Fashion generates 2.5 trillion dollar in global annual revenues. Two of the richest people in the world are fashion industry magnates. "It takes a garment worker 18 months to earn what a fashion brand CEO earns during lunchtime."

In 2013 a garment factory collapsed in Dhaka. Workers were forced to go to work earlier on that day, although many saw cracks in the building.

Supply chains are complex. The label in your T-shirt may say "made in Vietnam" but parts of it may have been made in a completely different location. Maybe simply the buttons are from an entirely different country.

How can better and open* data help? There are databases with addresses of factories, that we cannot match to an actual address. Visiting the factory to check working conditions, or train people, is not possible if you cannot even find the building.

See the tool at https://openapparel.org

Each unique facility in the OAR (Open Apparel Registry) is allocated an ID number.

Technically, the biggest issue was: the data. (It's always the data...)

no industry-wide standards
often extracted from PDF
non-structured addresses (5 kilometers after the post office)

We had 50,000 existing facilities. Any new facility uploaded needed to be checked: maybe it is already there. This took far too long. We now use the dedupe Python package for this, which uses fuzzy matching. Much faster.

We made an Open Data Standard for the Apparel Sector (ODSAS). We call for Open Data Principles in EU corporate sustainability reporting directive legislation.

Sign on and join: Clean Clothes Campaign, Open Appparel Registry, WikiRate, and more.

I want to share stories of the OAR in action.

Clean Clothes Compaign, where Plonista Paul Roeland works, is a global alliance dedicated to improving working conditions of workers in the apparel supply chain. It uses the OAR data in its Urgent Appeal work, in which it responds to concrete violations reported by workers and unions.
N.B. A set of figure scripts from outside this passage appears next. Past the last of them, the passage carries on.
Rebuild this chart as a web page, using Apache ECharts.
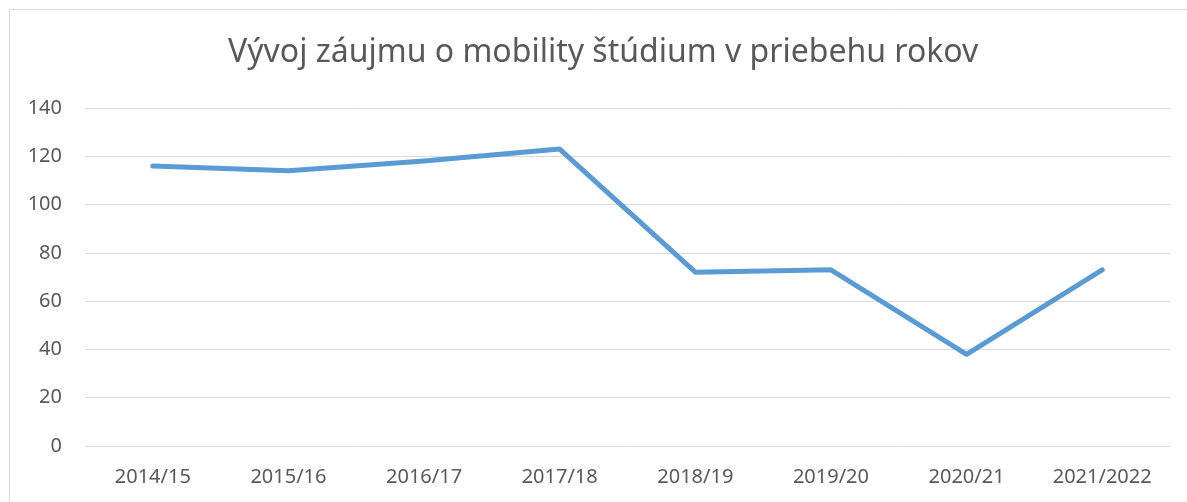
<!DOCTYPE html>
<html>
<head>
<meta charset="utf-8">
<script src="https://cdn.jsdelivr.net/npm/echarts@6/dist/echarts.min.js"></script>
<style>
  html, body { margin: 0; padding: 0; background: #fff; }
  #chart { width: 1187px; height: 502px; }
</style>
</head>
<body>
<div id="chart"></div>
<script>
// dáta z grafu
const years = ['2014/15', '2015/16', '2016/17', '2017/18', '2018/19', '2019/20', '2020/21', '2021/2022'];
const interest = [116, 114, 118, 123, 72, 73, 38, 73];
const yTicks = [0, 20, 40, 60, 80, 100, 120, 140];

const textColor = '#595959';
const font = '"Noto Sans", sans-serif';

const chart = echarts.init(document.getElementById('chart'));

chart.setOption({
  animation: false,
  title: {
    text: 'Vývoj záujmu o mobility štúdium v priebehu rokov',
    left: 228,
    top: 37,
    padding: 0,
    textStyle: { color: textColor, fontSize: 32, fontWeight: 'normal', fontFamily: font }
  },
  graphic: [{
    type: 'rect',
    shape: { x: 9.5, y: 9.5, width: 1200, height: 520 },
    style: { fill: 'none', stroke: '#d9d9d9', lineWidth: 1 },
    silent: true
  }],
  grid: { left: 85, right: 17, top: 108, bottom: 56 },
  xAxis: {
    type: 'category',
    data: years,
    axisLine: { show: false },
    axisTick: { show: false },
    axisLabel: { color: textColor, fontSize: 20, fontFamily: font, margin: 21 }
  },
  yAxis: {
    type: 'value',
    min: yTicks[0],
    max: yTicks[yTicks.length - 1],
    interval: 20,
    axisLine: { show: false },
    axisTick: { show: false },
    splitLine: { lineStyle: { color: '#d9d9d9', width: 1 } },
    axisLabel: { color: textColor, fontSize: 20, fontFamily: font, margin: 23 }
  },
  series: [{
    type: 'line',
    data: interest,
    symbol: 'none',
    lineStyle: { color: '#5b9bd5', width: 5, cap: 'round', join: 'round' }
  }]
});
</script>
</body>
</html>
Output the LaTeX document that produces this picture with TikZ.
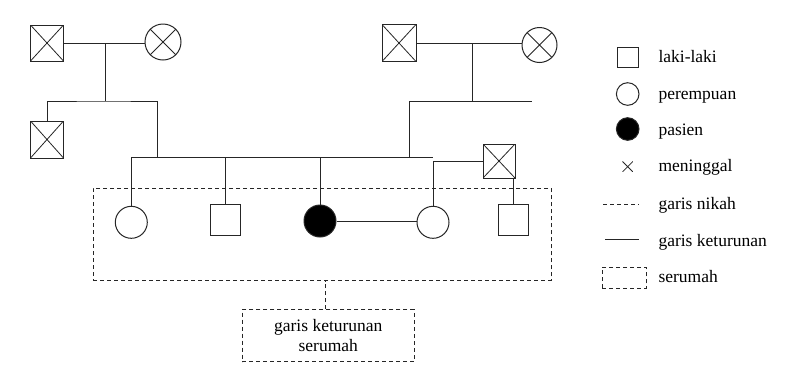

For example, a union leader was sacked, but after an appeal by CCC he was restored after five days.

Our data is used to map which apparel facilities will be underwater in 2030. Researchers combined our data with sea level projections from the climate panel. The OAR provided a unique data-set for this work.

See our code here: https://github.com/open-apparel-registry

It's time to untangle supply chains!

For further reading, there are also books, especially Fashionopolis by Dana Thomas.

BHRRC used our data in a case where workers did not get paid. In our data they found which brands were using this factory, they contacted them, and the case got solved.